Your goal: Using the listing below, output only the lines from the one that contains "Give me the matplotlib source for this chart." through the one that contains "plt.rcParams['font.family'] = ['Liberation", inclusive, exactly as given and without images.

Records for this task:
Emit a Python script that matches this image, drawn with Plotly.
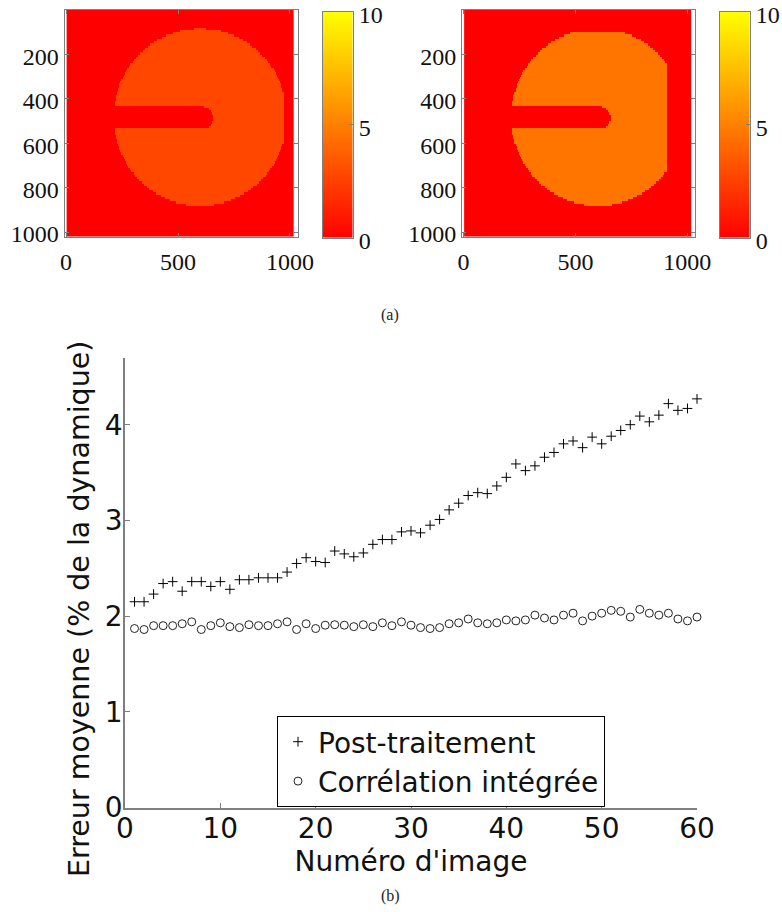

--

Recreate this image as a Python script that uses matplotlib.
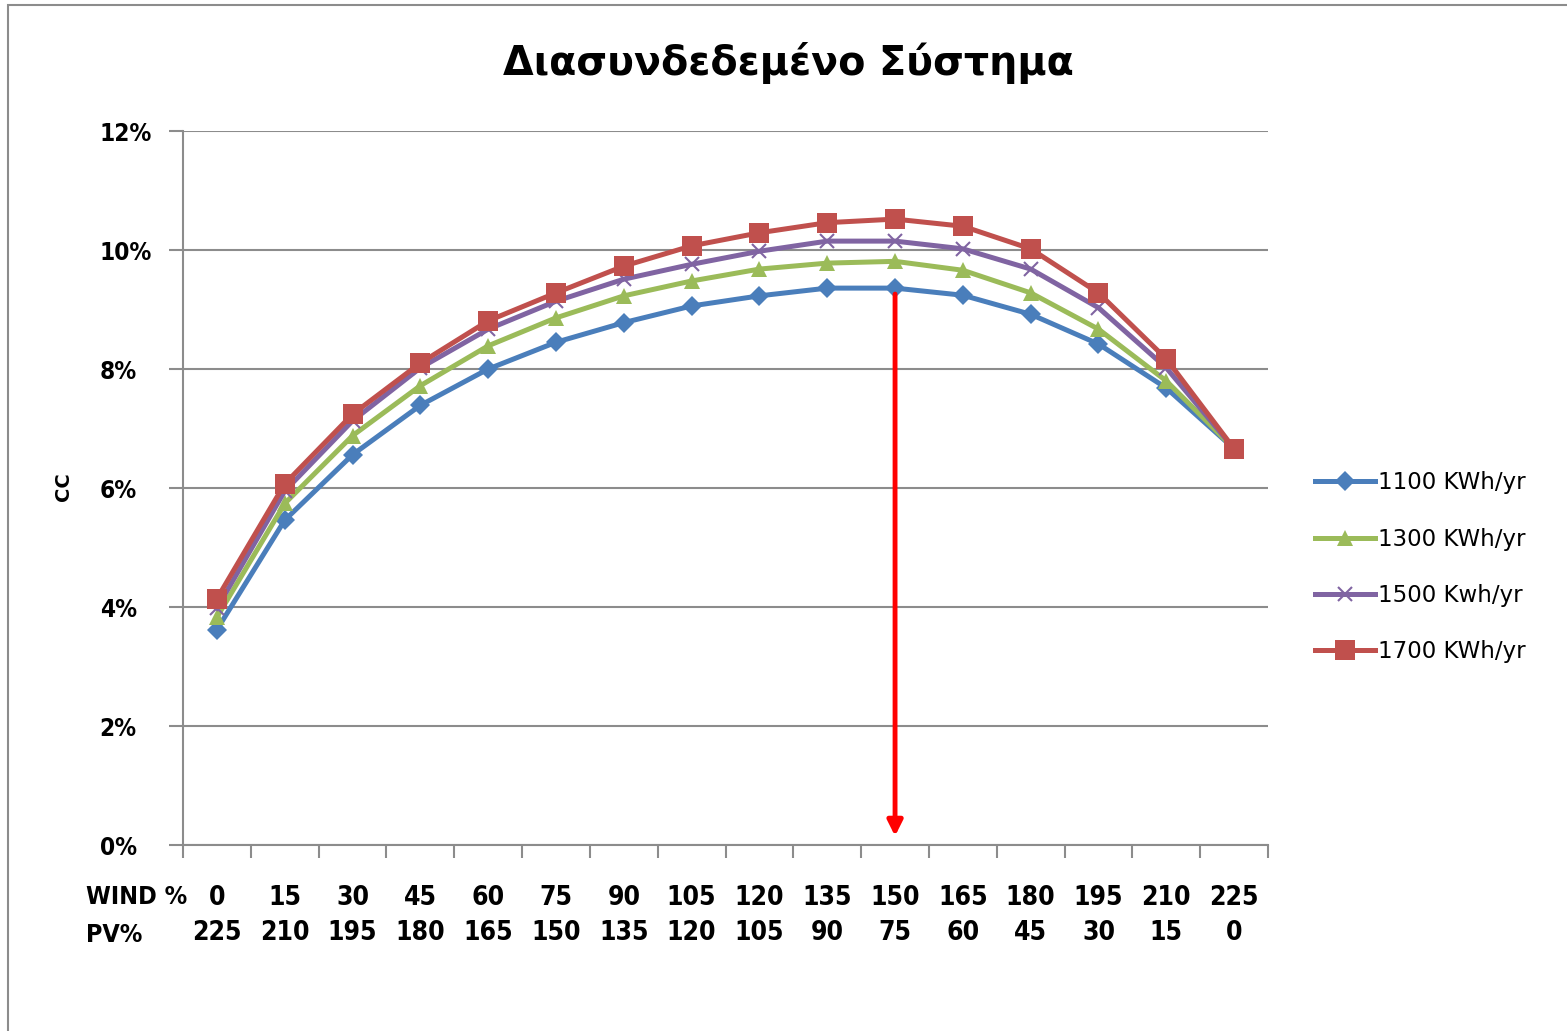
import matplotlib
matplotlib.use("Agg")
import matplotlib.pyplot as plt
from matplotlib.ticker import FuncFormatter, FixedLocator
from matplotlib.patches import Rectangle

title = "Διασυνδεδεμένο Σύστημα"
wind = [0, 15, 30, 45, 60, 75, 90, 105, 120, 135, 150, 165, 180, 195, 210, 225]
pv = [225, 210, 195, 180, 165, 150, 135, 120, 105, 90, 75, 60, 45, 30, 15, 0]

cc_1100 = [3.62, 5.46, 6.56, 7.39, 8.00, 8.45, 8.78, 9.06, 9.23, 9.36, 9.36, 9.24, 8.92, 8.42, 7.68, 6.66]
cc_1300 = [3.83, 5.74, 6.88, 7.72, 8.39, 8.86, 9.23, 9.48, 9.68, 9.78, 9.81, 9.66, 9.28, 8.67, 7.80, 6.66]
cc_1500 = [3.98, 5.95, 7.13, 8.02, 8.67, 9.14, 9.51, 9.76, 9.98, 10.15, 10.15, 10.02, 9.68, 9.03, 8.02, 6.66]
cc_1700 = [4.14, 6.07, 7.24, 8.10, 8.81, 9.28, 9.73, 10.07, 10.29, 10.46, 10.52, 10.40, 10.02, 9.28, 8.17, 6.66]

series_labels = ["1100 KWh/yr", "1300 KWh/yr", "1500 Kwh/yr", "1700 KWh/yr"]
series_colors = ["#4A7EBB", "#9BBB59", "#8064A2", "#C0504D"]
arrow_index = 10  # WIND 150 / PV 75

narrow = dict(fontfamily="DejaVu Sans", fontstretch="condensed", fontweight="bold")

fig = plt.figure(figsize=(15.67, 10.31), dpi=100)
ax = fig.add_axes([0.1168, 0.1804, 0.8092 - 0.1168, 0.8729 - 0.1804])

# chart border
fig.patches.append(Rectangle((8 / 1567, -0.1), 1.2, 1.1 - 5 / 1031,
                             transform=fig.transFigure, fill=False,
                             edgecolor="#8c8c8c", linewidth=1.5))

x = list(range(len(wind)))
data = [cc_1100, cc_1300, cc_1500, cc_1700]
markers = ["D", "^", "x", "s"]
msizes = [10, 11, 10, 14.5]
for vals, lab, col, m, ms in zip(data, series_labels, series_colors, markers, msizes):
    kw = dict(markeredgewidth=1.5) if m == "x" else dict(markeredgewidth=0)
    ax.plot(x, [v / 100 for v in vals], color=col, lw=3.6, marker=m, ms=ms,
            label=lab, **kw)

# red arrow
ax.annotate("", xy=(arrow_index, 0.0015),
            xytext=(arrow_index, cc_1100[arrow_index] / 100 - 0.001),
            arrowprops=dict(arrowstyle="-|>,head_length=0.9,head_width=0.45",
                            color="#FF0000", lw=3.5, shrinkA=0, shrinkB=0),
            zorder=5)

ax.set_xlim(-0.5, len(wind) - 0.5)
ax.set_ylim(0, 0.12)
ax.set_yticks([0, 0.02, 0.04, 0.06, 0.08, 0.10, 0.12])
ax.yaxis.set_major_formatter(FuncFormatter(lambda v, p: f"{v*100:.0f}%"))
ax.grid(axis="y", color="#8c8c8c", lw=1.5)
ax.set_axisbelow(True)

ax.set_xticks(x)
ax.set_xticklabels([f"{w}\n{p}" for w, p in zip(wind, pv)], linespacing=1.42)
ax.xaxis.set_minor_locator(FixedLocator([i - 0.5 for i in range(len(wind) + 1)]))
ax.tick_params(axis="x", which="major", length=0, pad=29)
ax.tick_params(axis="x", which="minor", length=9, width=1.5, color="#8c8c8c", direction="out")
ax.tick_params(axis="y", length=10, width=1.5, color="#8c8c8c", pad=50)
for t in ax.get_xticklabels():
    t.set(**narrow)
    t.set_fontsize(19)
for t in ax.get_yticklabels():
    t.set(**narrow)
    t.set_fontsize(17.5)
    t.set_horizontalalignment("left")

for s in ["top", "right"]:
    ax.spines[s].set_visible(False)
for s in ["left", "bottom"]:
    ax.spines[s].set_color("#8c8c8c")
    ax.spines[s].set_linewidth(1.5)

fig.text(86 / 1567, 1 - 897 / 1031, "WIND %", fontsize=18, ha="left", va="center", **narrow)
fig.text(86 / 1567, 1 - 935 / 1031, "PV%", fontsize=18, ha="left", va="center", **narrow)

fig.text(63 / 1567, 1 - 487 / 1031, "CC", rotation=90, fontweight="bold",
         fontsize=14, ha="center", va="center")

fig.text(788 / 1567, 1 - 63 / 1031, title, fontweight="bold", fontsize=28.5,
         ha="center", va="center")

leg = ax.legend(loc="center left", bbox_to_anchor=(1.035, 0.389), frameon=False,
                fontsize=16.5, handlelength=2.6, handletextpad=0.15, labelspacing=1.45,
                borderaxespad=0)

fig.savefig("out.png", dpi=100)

--

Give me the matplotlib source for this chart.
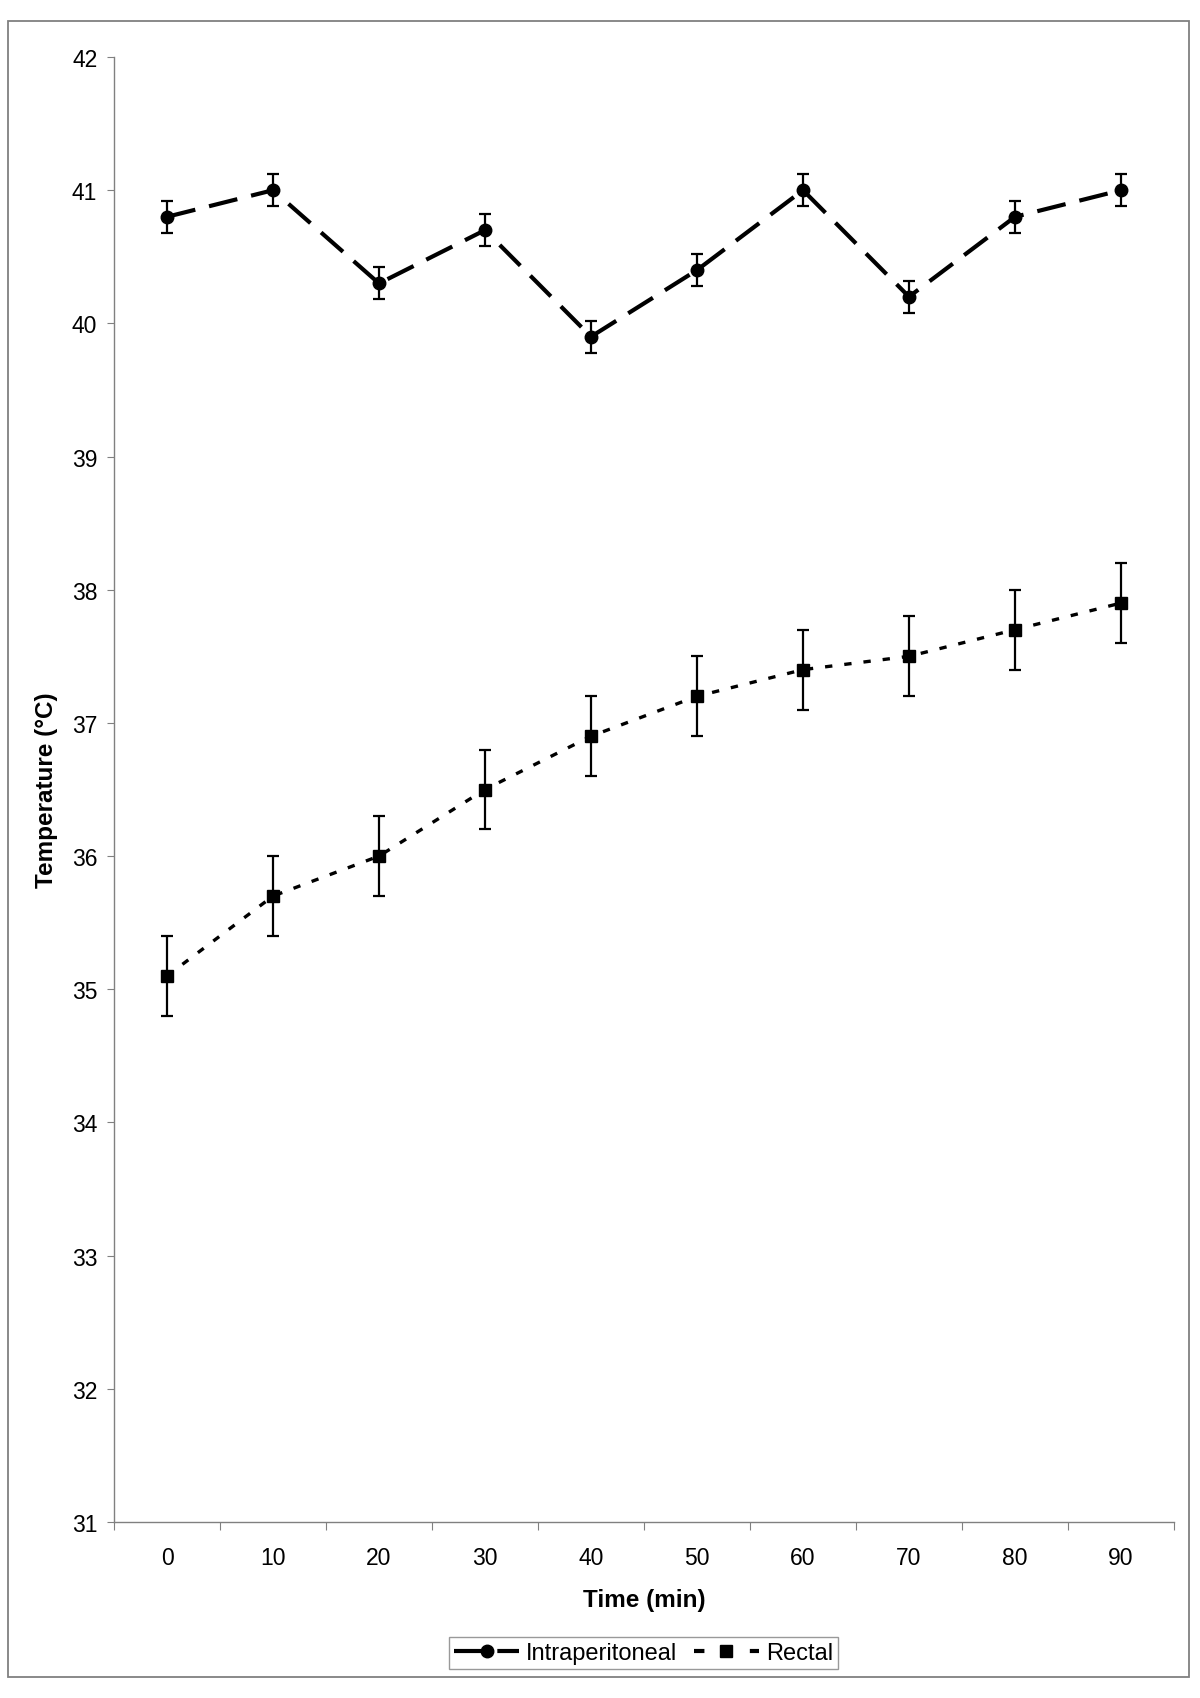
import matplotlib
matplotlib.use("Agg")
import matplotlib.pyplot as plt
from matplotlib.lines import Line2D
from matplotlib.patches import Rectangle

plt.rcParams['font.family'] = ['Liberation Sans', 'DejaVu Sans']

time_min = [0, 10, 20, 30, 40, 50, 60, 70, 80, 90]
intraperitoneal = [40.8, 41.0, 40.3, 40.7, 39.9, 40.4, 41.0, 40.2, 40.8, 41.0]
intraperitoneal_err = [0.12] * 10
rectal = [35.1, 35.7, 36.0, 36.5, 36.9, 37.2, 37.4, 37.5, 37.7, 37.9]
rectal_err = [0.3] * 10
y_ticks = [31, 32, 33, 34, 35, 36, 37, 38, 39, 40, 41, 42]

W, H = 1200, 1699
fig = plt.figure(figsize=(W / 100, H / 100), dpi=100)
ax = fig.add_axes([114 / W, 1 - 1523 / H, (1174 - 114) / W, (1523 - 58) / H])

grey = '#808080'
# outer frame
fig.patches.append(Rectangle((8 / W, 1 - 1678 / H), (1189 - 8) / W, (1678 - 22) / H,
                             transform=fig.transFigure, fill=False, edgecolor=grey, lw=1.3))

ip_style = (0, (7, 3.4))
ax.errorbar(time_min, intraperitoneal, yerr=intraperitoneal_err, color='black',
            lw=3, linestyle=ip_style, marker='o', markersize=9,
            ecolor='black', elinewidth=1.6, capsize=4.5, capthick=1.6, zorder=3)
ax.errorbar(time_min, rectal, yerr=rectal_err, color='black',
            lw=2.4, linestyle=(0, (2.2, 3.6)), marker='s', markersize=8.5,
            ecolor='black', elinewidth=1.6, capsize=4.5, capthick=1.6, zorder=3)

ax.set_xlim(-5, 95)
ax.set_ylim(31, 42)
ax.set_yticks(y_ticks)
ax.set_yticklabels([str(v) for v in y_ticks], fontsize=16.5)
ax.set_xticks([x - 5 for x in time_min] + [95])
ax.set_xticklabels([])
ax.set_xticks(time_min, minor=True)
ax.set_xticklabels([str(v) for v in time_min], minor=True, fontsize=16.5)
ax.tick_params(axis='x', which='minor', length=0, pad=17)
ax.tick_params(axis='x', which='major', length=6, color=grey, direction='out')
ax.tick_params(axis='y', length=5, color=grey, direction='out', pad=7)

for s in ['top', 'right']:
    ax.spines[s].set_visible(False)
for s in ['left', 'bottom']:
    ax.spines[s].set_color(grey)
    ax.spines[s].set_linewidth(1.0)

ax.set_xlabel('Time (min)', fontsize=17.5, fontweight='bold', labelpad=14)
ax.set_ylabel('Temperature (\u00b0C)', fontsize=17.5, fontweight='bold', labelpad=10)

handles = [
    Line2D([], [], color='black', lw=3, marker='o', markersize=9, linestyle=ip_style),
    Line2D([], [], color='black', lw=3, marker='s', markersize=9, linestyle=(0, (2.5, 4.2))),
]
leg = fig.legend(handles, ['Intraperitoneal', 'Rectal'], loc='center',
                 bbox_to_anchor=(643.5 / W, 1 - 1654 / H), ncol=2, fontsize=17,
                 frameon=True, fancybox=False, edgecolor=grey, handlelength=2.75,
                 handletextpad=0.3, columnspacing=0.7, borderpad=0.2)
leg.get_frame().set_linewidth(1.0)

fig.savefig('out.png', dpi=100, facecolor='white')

Reply to the task:
Give me the matplotlib source for this chart.
import matplotlib
matplotlib.use("Agg")
import matplotlib.pyplot as plt
from matplotlib.lines import Line2D
from matplotlib.patches import Rectangle

plt.rcParams['font.family'] = ['Liberation Sans', 'DejaVu Sans']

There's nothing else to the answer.